The sword still had its pouring cup attached, as well as flash and casting marks.   The sword was cast vertically, through the hilt.   Not being a proficient Bronze Age metal-worker, I used a hacksaw to remove the pouring cup and a file to remove the flash, followed by some simple polishing to start to bring out the shine of the blade.   There’s a great deal more to do, to do the job properly.

bronze sword

Bronze Age sword, April 2013

On his website, Neil gives some indication of the unknowns in Bronze Age sword production.   Despite the very large volume of bronze circulating in objects such as swords, daggers, axe-heads and so on during the Middle to Late Bronze Age, and the archaeological literature that categorises all these finds and their copper alloys, it is true to say that relatively little is understood about the detail of the casters’ techniques.

Neil shows how a practitioner’s experience, built up over the years, is an essential component in understanding past practices.   It is hard enough to hacksaw, file and polish the sword blade in my workshop.   What were the Bronze Age tools used to complete these tasks?   This is but one of many questions.   I shall explore some of them in future blog posts about this sword.

More willow

As part of the process of learning about the characteristics of willow, I carved a large scoop from some of the River Kennet wood that I used to make the bowl in my earlier blog post.

scoop madeof willow

Willow scoop, April 2013

The orange colours have been brought out by the raw cold-pressed linseed oil that I used on the wood.   It’s about 32cm long (bowl about 15 cm, handle about 17cm).   It’s all one piece of wood, carved from half a log.   The back of the scoop’s bowl was at the outside of the log.

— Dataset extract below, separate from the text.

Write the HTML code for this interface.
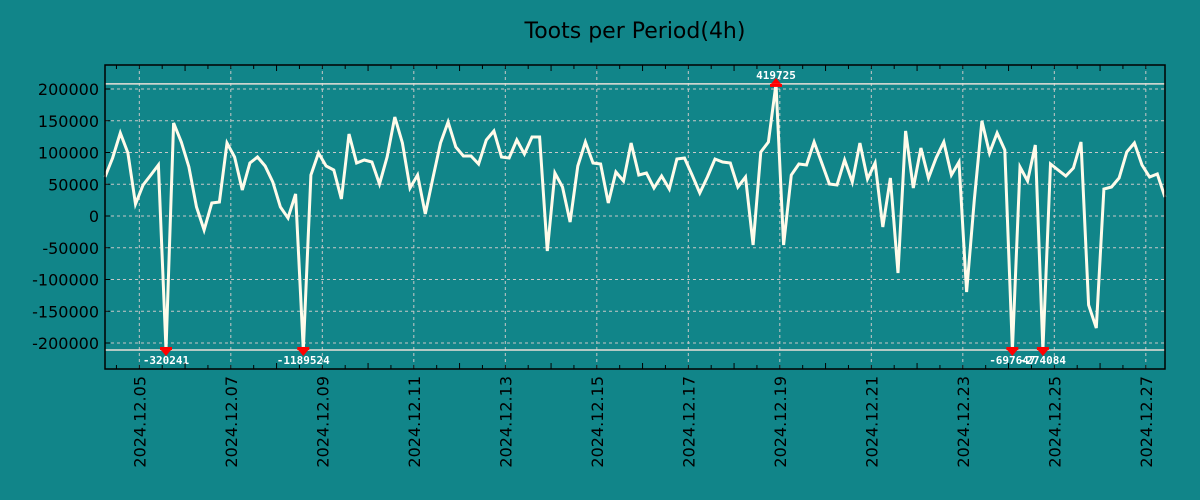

Just like the bowl I wrote about earlier, the cleanest cuts were those across the grain.   The smoothest surface is the outside of the bowl.   The handle surface isn’t bad either, except where some fibres were lifted by the cutting edge and tore out.   Cutting parallel to the grain was very difficult to manage.   Even the thinnest of fibres lifted up on the handle, and when I tried to cut or scrape these off, others would lift in the opposite direction.

The interior of the bowl also presented problems.   This was because of the steep sides and relatively sharp angle between the sides and the base.   The willow fibres tended to lift or crush in this area.   Although the upper internal sides of the bowl are quite smooth, the lower sides and base are noticeably rougher.   The narrowness of the bowl meant that I could not place my hands correctly to get the direction of cut I really wanted with my spoon knives.   Perhaps this would have been easier if I had left-handed spoon knives as well as right-handed.

The wood is still relatively green, having been cut about this time last year.   I shall have to leave what I have left for some time before seeing how it cuts when well-seasoned.   In the meantime, perhaps I need to read about how willow is managed for making cricket bats, and whether the different British willow varieties have noticeably different qualities for wood-working.